#### WHAT IS REQUIRED
Can you give all the records again without altering a single character?
**** DATA SUPPLIED ****
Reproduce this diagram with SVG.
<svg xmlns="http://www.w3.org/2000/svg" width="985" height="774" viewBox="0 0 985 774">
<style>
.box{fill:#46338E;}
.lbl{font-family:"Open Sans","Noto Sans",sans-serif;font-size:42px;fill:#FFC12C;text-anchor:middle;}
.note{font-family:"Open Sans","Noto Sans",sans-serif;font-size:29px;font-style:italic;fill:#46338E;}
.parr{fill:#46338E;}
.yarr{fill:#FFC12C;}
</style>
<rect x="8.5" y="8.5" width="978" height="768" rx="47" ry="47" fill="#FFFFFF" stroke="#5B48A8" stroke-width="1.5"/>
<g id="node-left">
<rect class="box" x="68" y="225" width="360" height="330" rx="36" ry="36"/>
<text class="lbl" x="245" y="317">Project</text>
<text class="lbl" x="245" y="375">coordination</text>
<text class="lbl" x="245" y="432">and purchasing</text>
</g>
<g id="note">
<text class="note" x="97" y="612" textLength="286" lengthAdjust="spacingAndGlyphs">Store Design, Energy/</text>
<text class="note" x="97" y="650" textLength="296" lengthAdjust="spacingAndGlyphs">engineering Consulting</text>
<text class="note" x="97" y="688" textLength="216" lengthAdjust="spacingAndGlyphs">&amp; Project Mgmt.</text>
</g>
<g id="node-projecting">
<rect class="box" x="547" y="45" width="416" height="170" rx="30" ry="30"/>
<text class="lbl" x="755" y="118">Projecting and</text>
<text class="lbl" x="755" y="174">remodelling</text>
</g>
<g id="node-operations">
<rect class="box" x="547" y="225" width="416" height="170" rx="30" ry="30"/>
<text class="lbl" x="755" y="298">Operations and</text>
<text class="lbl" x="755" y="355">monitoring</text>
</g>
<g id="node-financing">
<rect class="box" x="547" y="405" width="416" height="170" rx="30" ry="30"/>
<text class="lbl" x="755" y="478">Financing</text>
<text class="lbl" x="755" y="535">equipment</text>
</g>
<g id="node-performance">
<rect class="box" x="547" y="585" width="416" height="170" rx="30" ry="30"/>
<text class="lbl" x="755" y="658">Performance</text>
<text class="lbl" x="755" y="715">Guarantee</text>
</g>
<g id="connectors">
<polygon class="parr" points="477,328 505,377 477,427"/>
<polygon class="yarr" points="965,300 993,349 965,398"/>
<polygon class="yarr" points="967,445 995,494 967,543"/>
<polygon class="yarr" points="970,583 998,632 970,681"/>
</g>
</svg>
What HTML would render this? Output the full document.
****
#### COMPLETE ANSWER
Reproduce this diagram with SVG.
<svg xmlns="http://www.w3.org/2000/svg" width="985" height="774" viewBox="0 0 985 774">
<style>
.box{fill:#46338E;}
.lbl{font-family:"Open Sans","Noto Sans",sans-serif;font-size:42px;fill:#FFC12C;text-anchor:middle;}
.note{font-family:"Open Sans","Noto Sans",sans-serif;font-size:29px;font-style:italic;fill:#46338E;}
.parr{fill:#46338E;}
.yarr{fill:#FFC12C;}
</style>
<rect x="8.5" y="8.5" width="978" height="768" rx="47" ry="47" fill="#FFFFFF" stroke="#5B48A8" stroke-width="1.5"/>
<g id="node-left">
<rect class="box" x="68" y="225" width="360" height="330" rx="36" ry="36"/>
<text class="lbl" x="245" y="317">Project</text>
<text class="lbl" x="245" y="375">coordination</text>
<text class="lbl" x="245" y="432">and purchasing</text>
</g>
<g id="note">
<text class="note" x="97" y="612" textLength="286" lengthAdjust="spacingAndGlyphs">Store Design, Energy/</text>
<text class="note" x="97" y="650" textLength="296" lengthAdjust="spacingAndGlyphs">engineering Consulting</text>
<text class="note" x="97" y="688" textLength="216" lengthAdjust="spacingAndGlyphs">&amp; Project Mgmt.</text>
</g>
<g id="node-projecting">
<rect class="box" x="547" y="45" width="416" height="170" rx="30" ry="30"/>
<text class="lbl" x="755" y="118">Projecting and</text>
<text class="lbl" x="755" y="174">remodelling</text>
</g>
<g id="node-operations">
<rect class="box" x="547" y="225" width="416" height="170" rx="30" ry="30"/>
<text class="lbl" x="755" y="298">Operations and</text>
<text class="lbl" x="755" y="355">monitoring</text>
</g>
<g id="node-financing">
<rect class="box" x="547" y="405" width="416" height="170" rx="30" ry="30"/>
<text class="lbl" x="755" y="478">Financing</text>
<text class="lbl" x="755" y="535">equipment</text>
</g>
<g id="node-performance">
<rect class="box" x="547" y="585" width="416" height="170" rx="30" ry="30"/>
<text class="lbl" x="755" y="658">Performance</text>
<text class="lbl" x="755" y="715">Guarantee</text>
</g>
<g id="connectors">
<polygon class="parr" points="477,328 505,377 477,427"/>
<polygon class="yarr" points="965,300 993,349 965,398"/>
<polygon class="yarr" points="967,445 995,494 967,543"/>
<polygon class="yarr" points="970,583 998,632 970,681"/>
</g>
</svg>
What HTML would render this? Output the full document.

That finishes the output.